Thursday, February 23, 2023

Paper Dolls!

 Back in November I got together with my childhood buddies, Annette and Allison. The three of us met as “first families” in Co-op City in the Bronx back in the early ‘70s. For 6 years we played together, walked to school together and had sleepovers. All the things that kids do (or at least did back then). Co-op City in its early years was a magical place for a little kid. 


We lived in the townhouses in section 2, Cooper Place. For those of you with no idea of what I am talking about, let me pause and give an overview.


Co-op City is one of many housing projects spread throughout New York City. Composed of 5 sections, there are townhouses with three bedroom duplexes and one bedroom garden apartments allowing for mixed generational living. The garden apartments held older couples while the duplexes housed families. There were also single core towers, double core chevron shaped buildings and triple core buildings similar to the building that I currently live in.


Much like my current home in the Penn South Co-op, there is a lot of green space and tons of places for kids to play. Our earliest playspace was the courtyard that separated our banks of townhouses. To get to the courtyard all we had to do was leave our townhouse. That’s it. No cars allowed. The Cooper Place courtyard is where I learned to play hopscotch, jump rope and ride a bike. We walked on stilts, used pogo sticks and, in the winter, had snowball fights. We could walk to school without ever crossing a street.


My friends and I started kindergarten in the community center and were the first, first graders in the spanking new educational complex.


We endured the experiment that was the open classroom and one of us even graduated from the high school, making her a member of the first set of graduates to go all the way through that set of schools. 


Over the years we drifted apart. I was the first to move as my family broke apart and was later reassembled in a different, healthier form. Next, one  went another off to the suburbs. The last of us remained, left as an adult and then returned to her childhood home as her parents aged in place.


During our breakfast outing back in November, we shared our memories of a childhood viewed through three different lenses. It was fascinating to see what the others remembered and what I forgot. 

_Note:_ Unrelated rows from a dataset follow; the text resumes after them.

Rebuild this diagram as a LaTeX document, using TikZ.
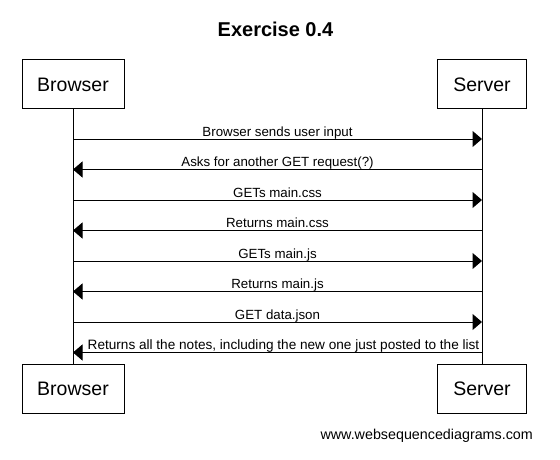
\documentclass[tikz,border=0pt]{standalone}
\usepackage{fontspec}
\setmainfont{Liberation Sans}
\usetikzlibrary{arrows.meta}
\tikzset{
  actor/.style={draw, line width=1pt, inner sep=0pt, outer sep=0pt, minimum height=49pt, font=\fontsize{19.5}{22}\selectfont},
  life/.style={line width=1pt},
  msg/.style={line width=1pt, -{Triangle[length=9.5pt,width=16pt]}},
  lbl/.style={anchor=base, inner sep=0pt, font=\fontsize{13.3}{15}\selectfont},
}
\begin{document}
\begin{tikzpicture}[x=1pt,y=-1pt]
\useasboundingbox (0,0) rectangle (560,460);
\node[anchor=base, font=\bfseries\fontsize{20}{24}\selectfont] (title) at (275.5,37) {Exercise 0.4};
\node[actor, minimum width=102pt] (bt) at (73,84.5) {Browser};
\node[actor, minimum width=89.5pt] (st) at (482,84.5) {Server};
\node[actor, minimum width=102pt] (bb) at (73,389) {Browser};
\node[actor, minimum width=89.5pt] (sb) at (482,389) {Server};
\draw[life] (bt.south) -- (bb.north);
\draw[life] (st.south) -- (sb.north);
\coordinate (b1) at (73,139);   \coordinate (s1) at (482,139);
\coordinate (b2) at (73,169.5); \coordinate (s2) at (482,169.5);
\coordinate (b3) at (73,200);   \coordinate (s3) at (482,200);
\coordinate (b4) at (73,230.5); \coordinate (s4) at (482,230.5);
\coordinate (b5) at (73,261);   \coordinate (s5) at (482,261);
\coordinate (b6) at (73,291.5); \coordinate (s6) at (482,291.5);
\coordinate (b7) at (73,322);   \coordinate (s7) at (482,322);
\coordinate (b8) at (73,352.5); \coordinate (s8) at (482,352.5);
\draw[msg] (b1) -- (s1);
\draw[msg] (s2) -- (b2);
\draw[msg] (b3) -- (s3);
\draw[msg] (s4) -- (b4);
\draw[msg] (b5) -- (s5);
\draw[msg] (s6) -- (b6);
\draw[msg] (b7) -- (s7);
\draw[msg] (s8) -- (b8);
\node[lbl] (l1) at (277.5,136) {Browser sends user input};
\node[lbl] (l2) at (277.5,166.5) {Asks for another GET request(?)};
\node[lbl] (l3) at (277.5,197) {GETs main.css};
\node[lbl] (l4) at (277.5,227.5) {Returns main.css};
\node[lbl] (l5) at (277.5,258) {GETs main.js};
\node[lbl] (l6) at (277.5,288.5) {Returns main.js};
\node[lbl] (l7) at (277.5,319) {GET data.json};
\node[lbl, font=\fontsize{13.6}{15}\selectfont] (l8) at (283.5,349.5) {Returns all the notes, including the new one just posted to the list};
\node[anchor=base east, inner sep=0pt, font=\fontsize{14.3}{16}\selectfont] (wm) at (533,439) {www.websequencediagrams.com};
\end{tikzpicture}
\end{document}
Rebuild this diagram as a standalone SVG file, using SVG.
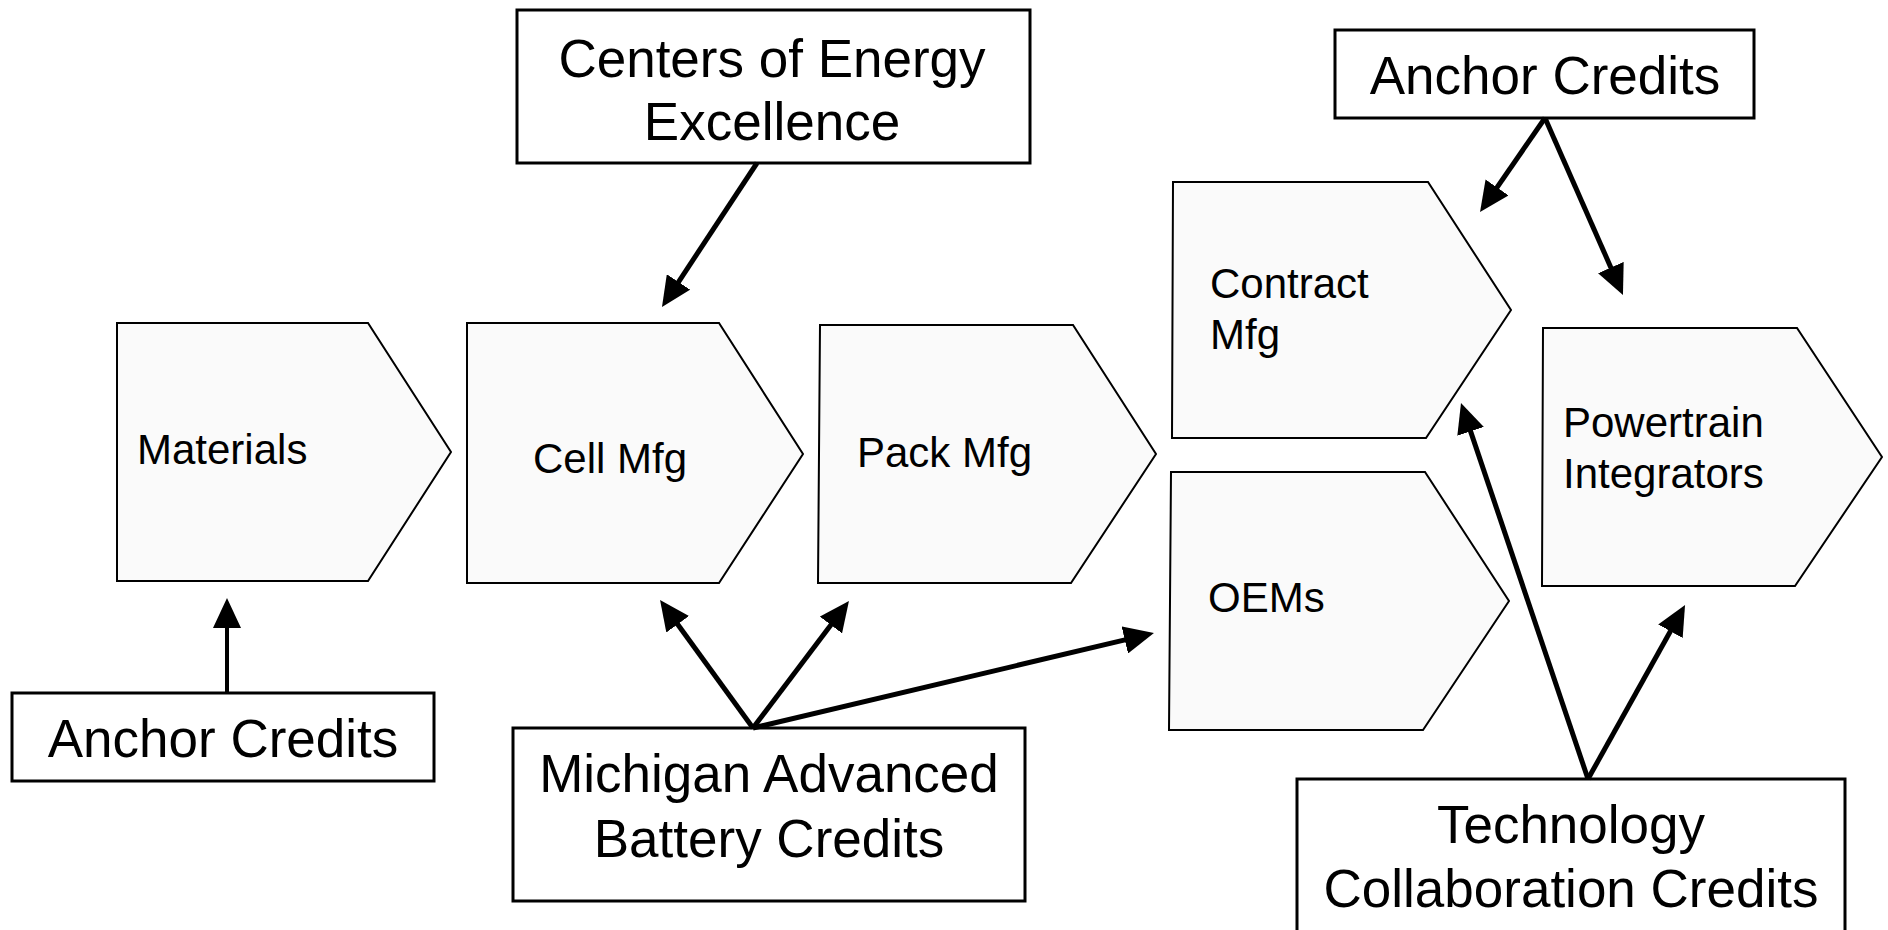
<svg xmlns="http://www.w3.org/2000/svg" width="1888" height="930" viewBox="0 0 1888 930">
<style>
.box{fill:#ffffff;stroke:#000;stroke-width:3}
.stage{fill:#fafafa;stroke:#000;stroke-width:2}
.big{font-family:"Liberation Sans",Arial,sans-serif;font-size:53px;fill:#000;text-anchor:middle}
.lab{font-family:"Liberation Sans",Arial,sans-serif;font-size:42px;fill:#000}
.con{stroke:#000;stroke-width:5;fill:none;marker-end:url(#ah)}
</style>
<defs>
<marker id="ah" markerUnits="userSpaceOnUse" markerWidth="30" markerHeight="28" viewBox="0 0 30 28" refX="10" refY="14" orient="auto">
<path d="M0,0 L30,14 L0,28 z" fill="#000"/>
</marker>
</defs>
<rect width="1888" height="930" fill="#fff"/>

<g id="centers">
<rect class="box" x="517" y="10" width="513" height="153"/>
<text class="big" x="772" y="77">Centers of Energy</text>
<text class="big" x="772" y="140">Excellence</text>
</g>
<g id="anchor-top">
<rect class="box" x="1335" y="30" width="419" height="88"/>
<text class="big" x="1545" y="94">Anchor Credits</text>
</g>
<g id="materials">
<path class="stage" d="M117,323 L368,323 L451,452 L368,581 L117,581 Z"/>
<text class="lab" x="137" y="464">Materials</text>
</g>
<g id="cell">
<path class="stage" d="M467,323 L719,323 L803,454 L719,583 L467,583 Z"/>
<text class="lab" x="533" y="473">Cell Mfg</text>
</g>
<g id="pack">
<path class="stage" d="M820,325 L1073,325 L1156,454 L1071,583 L818,583 Z"/>
<text class="lab" x="857" y="467">Pack Mfg</text>
</g>
<g id="contract">
<path class="stage" d="M1173,182 L1428,182 L1511,310 L1426,438 L1172,438 Z"/>
<text class="lab" x="1210" y="298">Contract</text>
<text class="lab" x="1210" y="349">Mfg</text>
</g>
<g id="oems">
<path class="stage" d="M1171,472 L1425,472 L1509,601 L1423,730 L1169,730 Z"/>
<text class="lab" x="1208" y="612">OEMs</text>
</g>
<g id="powertrain">
<path class="stage" d="M1543,328 L1797,328 L1882,457 L1795,586 L1542,586 Z"/>
<text class="lab" x="1563" y="437">Powertrain</text>
<text class="lab" x="1563" y="488">Integrators</text>
</g>
<g id="anchor-bottom">
<rect class="box" x="12" y="693" width="422" height="88"/>
<text class="big" x="223" y="757">Anchor Credits</text>
</g>
<g id="michigan">
<rect class="box" x="513" y="728" width="512" height="173"/>
<text class="big" x="769" y="792">Michigan Advanced</text>
<text class="big" x="769" y="857">Battery Credits</text>
</g>
<g id="technology">
<rect class="box" x="1297" y="779" width="548" height="170"/>
<text class="big" x="1571" y="843">Technology</text>
<text class="big" x="1571" y="907">Collaboration Credits</text>
</g>

<g id="connectors">
<line class="con" x1="757" y1="163" x2="673" y2="290.3"/>
<line class="con" style="stroke-width:4" x1="227" y1="693" x2="227" y2="618"/>
<line class="con" x1="753" y1="728" x2="671.8" y2="616.2"/>
<line class="con" x1="753" y1="728" x2="836.9" y2="617"/>
<line class="con" x1="753" y1="728" x2="1134.5" y2="637.6"/>
<line class="con" x1="1545" y1="118" x2="1491.4" y2="195.6"/>
<line class="con" x1="1545" y1="118" x2="1614.9" y2="276.7"/>
<line class="con" x1="1588" y1="779" x2="1467.4" y2="421.9"/>
<line class="con" x1="1588" y1="779" x2="1675.3" y2="622.5"/>
</g>
</svg>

Fast forward a few weeks and you find me trying to figure out what a retirement wardrobe should look like. I’m watching youtubes videos on capsule wardrobes and listening to podcasts on “finding your style.” Then I wander over to the Seamwork website and discover their “Design Your Wardrobe” course. No, I haven’t taken it but I have scrolled through the course materials. And what did I find? Paper dolls! O.k., not really but sort of. There are line drawings of different adult silhouettes and you can match up line drawings of the sewing patterns to go with your silhouette. Look like paper dolls to me!, 


(not the Seamwork silhouettes)

That immediately sent me down memory lane, playing with and making our own paper dolls and paper doll clothing. Happy memories of a time when our responsibilities were mostly limited to doing homework and practicing our instruments. When free time was spent playing in the courtyard or riding our bikes or playing board games. A simpler time that we can never return to but that will always put a small smile on our faces when we think of it.


Here’s to simple times and the memories they bring.


Who wants to play paper dolls with me?!